The basis of technique is to employ the most biomecanical efficiency to produce the greatest force during body movement. Training using proper technique, produces supercompensation in terms of specific neuromuscular adaptations, producing greater coordination, range of motion and overall performance in many compound movements. This not only includes the larger muscle fibers (as result of hypertrophy), but the neurons that innervate these muscles must also be highly developed.
- not using proper technique during specific movement and/or,
- due to imbalances within the body, especially around joints of specific performed activities.

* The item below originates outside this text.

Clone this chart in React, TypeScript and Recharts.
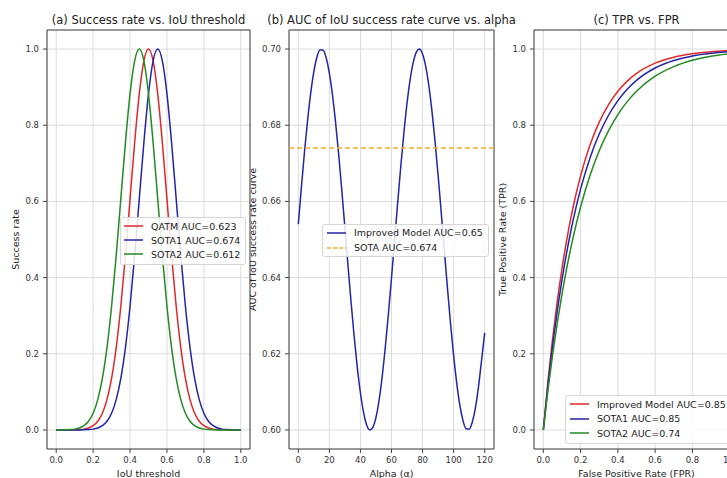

If you lift with good technique, the body produces force with minimal risk of injury. Potential for getting hurt occurs when you begin to sacrifice technique, in order to lift more weight or volume. Lets look at the following example. Let’s say that you are able to pull conventional deadlift with good form with 315 lbs (~ 142 kg) on the bar, using proper technique. You feel strong, and want to attempt the four plates aside bar (405 lbs , or ~182 kg) in same exercise session. Never doing 405 lbs before and jumping 90 lbs (~ 41 kg) in intensity setting is aggressive, which will undoubtedly change your lifting form, raising potential for injury. Your strength and fitness abilities as well as the technique has not yet been developed to pull 405 lbs.
Injuries do occur and even to the best athletes in any performance based sport. However, honing respective technique through proper training will minimize such potential and/or decrease the severity.
Current research and best practices advocate that the earlier you begin to learn proper technique, the better. In many countries, complex movements like Olympic weightlifting of the snatch and, the clean and jerk are taught to young children, most in their pre-pubertal years. You don’t need intensity to understand movement and practice biomechanical motion patterns. This is why so many of novice or youth based training revolves around using broom sticks, pcv pipes and dowels. The purpose here is to begin the neural development and MU activation. Once technique has been understood and engaged, then overload can be strategically introduced.
What if you’re an adult, or elderly, is it too late to learn complex moves including Olympic lifts?
Not at all. Each pattern has an anatomical efficient pathway, and you are simply learning and developing the body’s ability to move and produce force in such manner. This can be done, at any age. For example: I began learning Olympic lifts (snatch and, clean and jerk) in my mid-thirties. Previously, I used poor technique by simply muscling up the bar into the clean or the overhead position. Since then, I consistently practice these lifts using proper pulls, catches and transitions—developing specific neural patterns. The result is that I am older, stronger and more powerful than my younger self.
Each movement pattern engages muscular, neural and connective tissues in synergy, coordinating the production of force against applied resistance. Technique is an anatomical functionality that produces greatest biomechanical efficiency, improving the desired skill sets, be it power, strength, speed, endurance, balance, coordination or agility.
The body adapts its systems to applied stress through either proper or poor form. By prioritizing technique, you train the body to efficiently use its biomechanics in producing force, improving performance, while minimizing chances for injury.
So, lift hard and lift smart. The bar will be there waiting for you.